The sticks man explains that when work starts on a new album, much of the creative direction is affected by the responses to the previous record:
“Obviously Death Magnetic was very positively received all over the world and I’m thankful for that. We’re now in the middle of making a new record, and so when you make a new record, you have a tendency to revisit the one you made previously, and I’ve heard a little bit of Death Magnetic over the last couple of months and it still sounds fantastic, so it will be a difficult record to follow.”
Surely none of this will stop them from releasing an album. They’ve been trying to successfully follow up The Black Album for years now with little to no luck.
Ulrich continues to explain in the interview that it isn’t as easy as one might think to compose 10-minute tracks with 8-minute guitar solos, adding that the band is hoping their upcoming live shows will reignite the flame prior to studio time:
“We are just writing at the moment. We haven’t started [tracking] the record. These live shows help indirectly. When we are writing at home a lot, we get kind of locked into that, so getting a chance to come to Abu Dhabi and then Cape Town and Johannesburg next week is kind of Metallica getting out of the house for two weeks. When we come back to write, we are inspired by the energy of playing to 20,000 people each night.”
Those who have been paying attention will know that the band have grand plans of not just completing the album and releasing it through their own brand-new record label Blackened Records, but rereleasing their entire back catalogue.
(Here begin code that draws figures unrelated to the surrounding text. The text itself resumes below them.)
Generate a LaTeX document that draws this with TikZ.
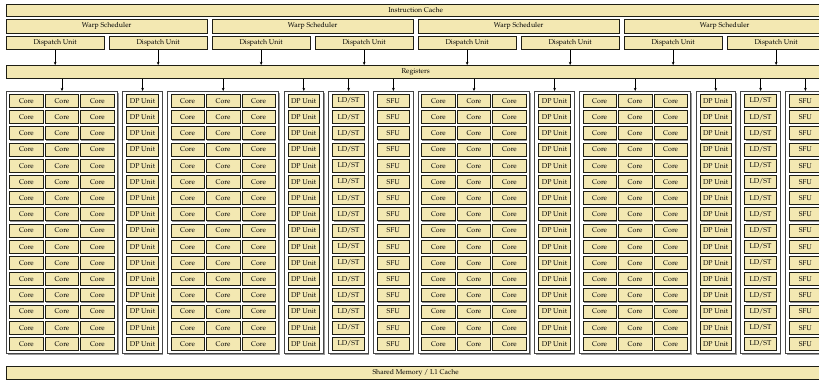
\documentclass[tikz,border=0pt]{standalone}
\usepackage[T1]{fontenc}
\usetikzlibrary{shadows,arrows.meta}
\renewcommand{\rmdefault}{ppl}
\newcommand{\ldstlabel}{LD/ST}
\definecolor{unitfill}{RGB}{243,232,178}
\definecolor{boxline}{RGB}{30,30,20}
\definecolor{grpline}{RGB}{70,70,70}
\tikzset{
  unit/.style={draw=boxline, fill=unitfill, line width=0.7pt, inner sep=0pt,
    anchor=north west, font=\fontsize{7}{8}\selectfont,
    drop shadow={shadow xshift=0.8pt, shadow yshift=-0.8pt, fill=black!55, opacity=0.8}},
  grp/.style={draw=grpline, fill=white, line width=1pt, inner sep=0pt, anchor=north west,
    drop shadow={shadow xshift=1pt, shadow yshift=-1pt, fill=black!50, opacity=0.8}},
  link/.style={-{Stealth[length=3.2pt,width=2.8pt]}, line width=0.7pt, draw=black}
}
\begin{document}
\begin{tikzpicture}[x=1pt,y=1pt]
\fill[white] (0,0) rectangle (819,-381);
\useasboundingbox (0,0) rectangle (819,-381);
% top
\node[unit, minimum width=818.6pt, minimum height=12pt] (icache) at (6,-4) {Instruction Cache};
\foreach \i in {0,...,3}{
  \node[unit, minimum width=200.6pt, minimum height=14pt] (warp\i) at ({6+\i*206},-19) {Warp Scheduler};
  \foreach \j in {0,1}{
    \node[unit, minimum width=97.6pt, minimum height=13pt] (disp\i\j) at ({6+\i*206+\j*103},-36) {Dispatch Unit};
  }
}
\node[unit, minimum width=818.6pt, minimum height=13pt] (regs) at (6,-65) {Registers};
\foreach \i in {0,...,3}{
  \foreach \j in {0,1}{
    \draw[link] (disp\i\j.south) -- (disp\i\j.south |- regs.north);
  }
}
% execution groups
\foreach \h in {0,1}{
  \foreach \g/\gx/\gw/\nm/\cw/\cm/\lbl in {a/0/111/2/33.5/3.3/Core, b/116.4/39.4/0/31.4/4/DP Unit, c/161.2/111/2/33.5/3.3/Core, d/277.6/39.4/0/31.4/4/DP Unit, e/322.4/39.4/0/31.4/4/\ldstlabel, f/367.2/39.4/0/31.4/4/SFU}{
    \pgfmathsetmacro\X{6+\h*412+\gx}
    \node[grp, minimum width=\gw pt, minimum height=262pt] (grp\h\g) at (\X,-91) {};
    \draw[link] (grp\h\g.north |- regs.south) -- (grp\h\g.north);
    \foreach \r in {0,...,15}{
      \foreach \k in {0,...,\nm}{
        \pgfmathsetmacro\cx{\X+\cm+\k*(\cw+2)}
        \pgfmathsetmacro\cy{-(94+\r*16.2)}
        \node[unit, minimum width=\cw pt, minimum height=13pt] (cell\h\g-\r-\k) at (\cx,\cy) {\lbl};
      }
    }
  }
}
\node[unit, minimum width=818.6pt, minimum height=13pt] (shmem) at (6,-366) {Shared Memory / L1 Cache};
\end{tikzpicture}
\end{document}
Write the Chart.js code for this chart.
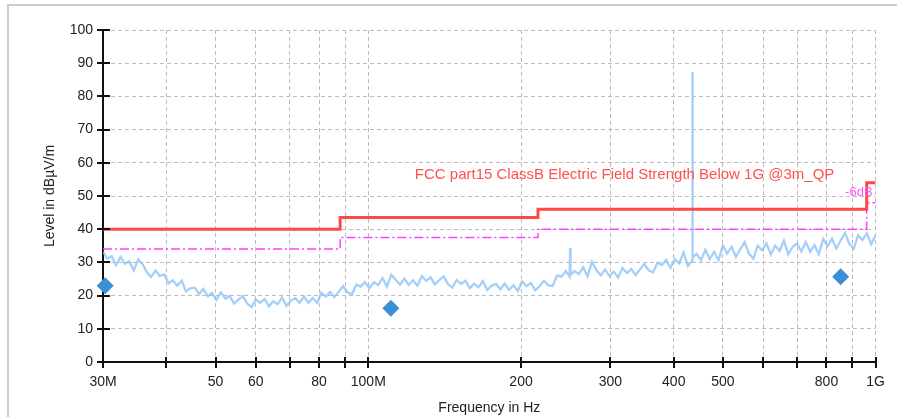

Ulrich explains:
“Now that we own our own records and have our own label, we will probably take each album, remaster them and make them available with the latest technology and find interesting outtakes and additional things that will make it special. You do want to cash in, so if you can put some packages together that are special to the fans, it is worth doing.”
No form of release date has been locked in for the album, which is still a bit of a myth. Hetfield has promised a ‘diverse collection of songs’ and that’s about the only fact we have to roll on.